September is a month when I am counting my blessings!
North Central Idaho is beautiful this time of the year. The air is still warm as summer is coming to a close. I take my daily walks along the levy of the Clearwater River. The tree-lined path is a beautiful sight, with various birds and squirrels chattering at me as I walk by. There are also many ducks and geese in the area. Often they fly over the river or swim in the ponds nearby, quacking and honking as they fly overhead.
Crows occasionally caw at me, warning others that there is a human nearby. Despite the nature noises, I spend this time in solitude, admiring the natural world around me. And I realize how blessed I am.
September is a memorial month for me. It is the month of my birthday and wedding anniversary. It is also the anniversary of the fire that took our home
two years ago.
But this September is very different as I see how far I have come in just two short years. Yes, the fire was devastating as it burned nearly everything we owned. But it also allowed me to see the greatest gifts I could ever have: peace and tranquility.
It wasn’t always that way. I struggled, had doubts, and wondered if I could ever trust again. Thankfully, I pushed forward and found solace in my faith and oneness with Spirit.
After that fateful day two years ago, soul-searching made me who I am—a stronger and more driven person. I have created an incredible and more fulfilling life than I could ever imagine.
Rebuilding our home was a blessing and a stressful undertaking, but I made it through the turmoil to the other side. Interestingly, it took losing nearly everything I owned to understand that life is more than what I own. Especially since I never saw that at the time.
Spirit showed us blessings everywhere we turned. I was blessed to experience the love and support of those around me. I chose to give in to the love rather than wallow in the disappointment of what happened to me.
During this time, I found my place in the world. I now have work I love; I have new friends in several states who have blessed me in many ways. And I have discovered a deeper peace and contentment than I have ever experienced before.

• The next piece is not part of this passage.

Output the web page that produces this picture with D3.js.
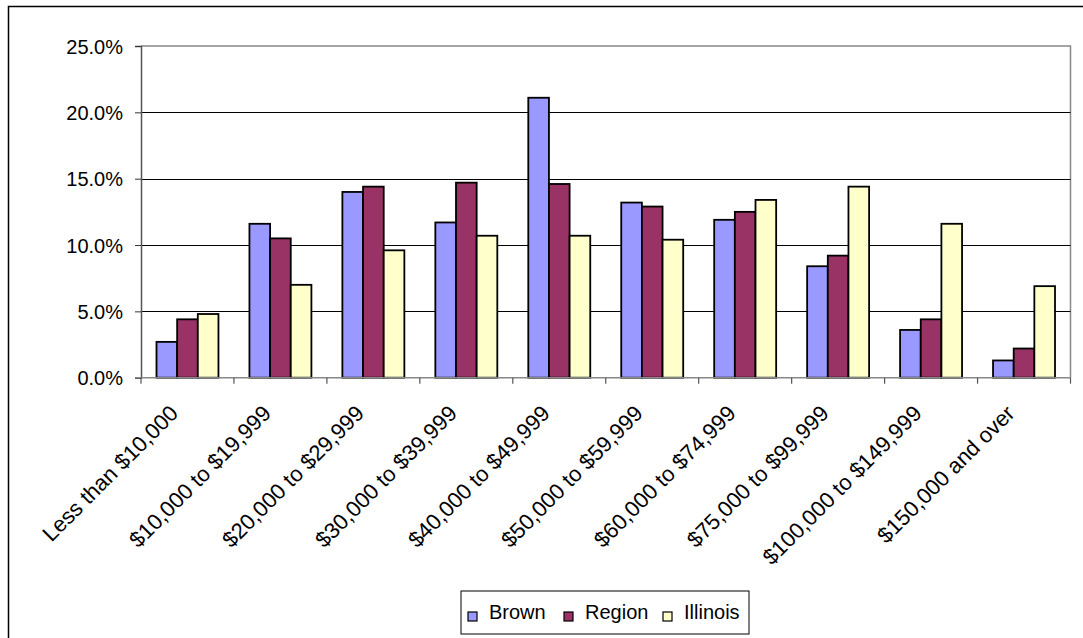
<!DOCTYPE html>
<html>
<head>
<meta charset="utf-8">
<script src="https://cdn.jsdelivr.net/npm/d3@7"></script>
<style>
  html, body { margin: 0; padding: 0; background: #fff; }
  svg { display: block; }
  text { font-family: "Liberation Sans", Arial, sans-serif; fill: #000; }
</style>
</head>
<body>
<svg id="chart" width="1083" height="638"></svg>
<script>
const categories = [
  "Less than $10,000", "$10,000 to $19,999", "$20,000 to $29,999", "$30,000 to $39,999",
  "$40,000 to $49,999", "$50,000 to $59,999", "$60,000 to $74,999", "$75,000 to $99,999",
  "$100,000 to $149,999", "$150,000 and over"
];
const seriesNames = ["Brown", "Region", "Illinois"];
const brown    = [2.7, 11.6, 14.0, 11.7, 21.1, 13.2, 11.9, 8.4, 3.6, 1.3];
const region   = [4.4, 10.5, 14.4, 14.7, 14.6, 12.9, 12.5, 9.2, 4.4, 2.2];
const illinois = [4.8, 7.0, 9.6, 10.7, 10.7, 10.4, 13.4, 14.4, 11.6, 6.9];
const yTicks = [0, 5, 10, 15, 20, 25];
const colors = ["#9999FF", "#993366", "#FFFFCC"];

const seriesValues = [brown, region, illinois];
const svg = d3.select("#chart");

// outer chart border
svg.append("rect").attr("x", 8.5).attr("y", 6.5).attr("width", 1090).attr("height", 650)
  .attr("fill", "none").attr("stroke", "#000").attr("stroke-width", 1.5);

const pLeft = 141, pRight = 1070.5, pTop = 46, pBottom = 377.7;

const x = d3.scaleBand().domain(categories).range([pLeft, pRight]).paddingInner(0).paddingOuter(0);
const y = d3.scaleLinear().domain([0, 25]).range([pBottom, pTop]);
const bw = x.bandwidth() / 4.5;
const xs = d3.scaleBand().domain(seriesNames).range([0.75 * bw, 3.75 * bw]).padding(0);

// plot area border (top/right)
svg.append("path")
  .attr("d", `M${pLeft},${pTop}H${pRight}V${pBottom}`)
  .attr("fill", "none").attr("stroke", "#888").attr("stroke-width", 1.5);

// gridlines
svg.append("g").selectAll("line").data(yTicks.filter(t => t > 0 && t < 25)).join("line")
  .attr("x1", pLeft).attr("x2", pRight)
  .attr("y1", d => Math.round(y(d)) + 0.5).attr("y2", d => Math.round(y(d)) + 0.5)
  .attr("stroke", "#000").attr("stroke-width", 1);

// bars
const groups = svg.append("g").selectAll("g").data(seriesNames).join("g")
  .attr("fill", (d, i) => colors[i]);
groups.each(function(name, si) {
  d3.select(this).selectAll("rect").data(seriesValues[si]).join("rect")
    .attr("x", (d, i) => x(categories[i]) + xs(name))
    .attr("y", d => y(d))
    .attr("width", xs.bandwidth())
    .attr("height", d => y(0) - y(d))
    .attr("stroke", "#000").attr("stroke-width", 1.8);
});

// y axis
const yAxis = d3.axisLeft(y).tickValues(yTicks).tickFormat(d => d.toFixed(1) + "%")
  .tickSize(6).tickPadding(12);
const gy = svg.append("g").attr("transform", `translate(${pLeft},0)`).call(yAxis);
gy.select(".domain").attr("stroke", "#555").attr("stroke-width", 1.5);
gy.selectAll(".tick line").attr("stroke", "#333");
gy.selectAll("text").attr("font-size", 20).attr("font-family", "Liberation Sans, Arial, sans-serif")
  .attr("dy", "0.35em");

// x axis
const gx = svg.append("g").attr("transform", `translate(0,${pBottom})`);
gx.append("line").attr("x1", pLeft - 6).attr("x2", pRight).attr("y1", 0).attr("y2", 0)
  .attr("stroke", "#888").attr("stroke-width", 1.5);
const bounds = categories.map(c => x(c)).concat([pRight]);
gx.selectAll("line.tk").data(bounds).join("line").attr("class", "tk")
  .attr("x1", d => d).attr("x2", d => d).attr("y1", 0).attr("y2", 6)
  .attr("stroke", "#555").attr("stroke-width", 1.2);
gx.selectAll("text").data(categories).join("text")
  .attr("transform", d => `translate(${x(d) + x.bandwidth() / 2 - 8},${37}) rotate(-45)`)
  .attr("text-anchor", "end")
  .attr("font-size", 22)
  .text(d => d);

// legend
const lg = svg.append("g");
lg.append("rect").attr("x", 461).attr("y", 591).attr("width", 288).attr("height", 43)
  .attr("fill", "#fff").attr("stroke", "#000").attr("stroke-width", 1);
const legX = [468, 564, 663];
seriesNames.forEach((n, i) => {
  lg.append("rect").attr("x", legX[i]).attr("y", 612).attr("width", 9).attr("height", 9)
    .attr("fill", colors[i]).attr("stroke", "#000").attr("stroke-width", 1.2);
  lg.append("text").attr("x", legX[i] + 21).attr("y", 619).attr("font-size", 20).text(n);
});
</script>
</body>
</html>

Naturally, I have my days. Sometimes I lose sight of who I am as a child of God and where I am going. Then, in the mornings, I sit down and read my spiritual magazines or go for my walk, and I remember I am the child —in an adult woman’s body—of God.
Through all of this, I have learned to forgive myself, count my blessings, trust myself as one with God, and move forward with a little less fear and more boldness. Once again, the peace of God envelopes me, and all is good.
While enjoying nature this September, it is hard to believe it was the worst month of my life in 2020. But, coming back from the ashes of a devastating fire made me understand the depth of the love of God. What more could I possibly need?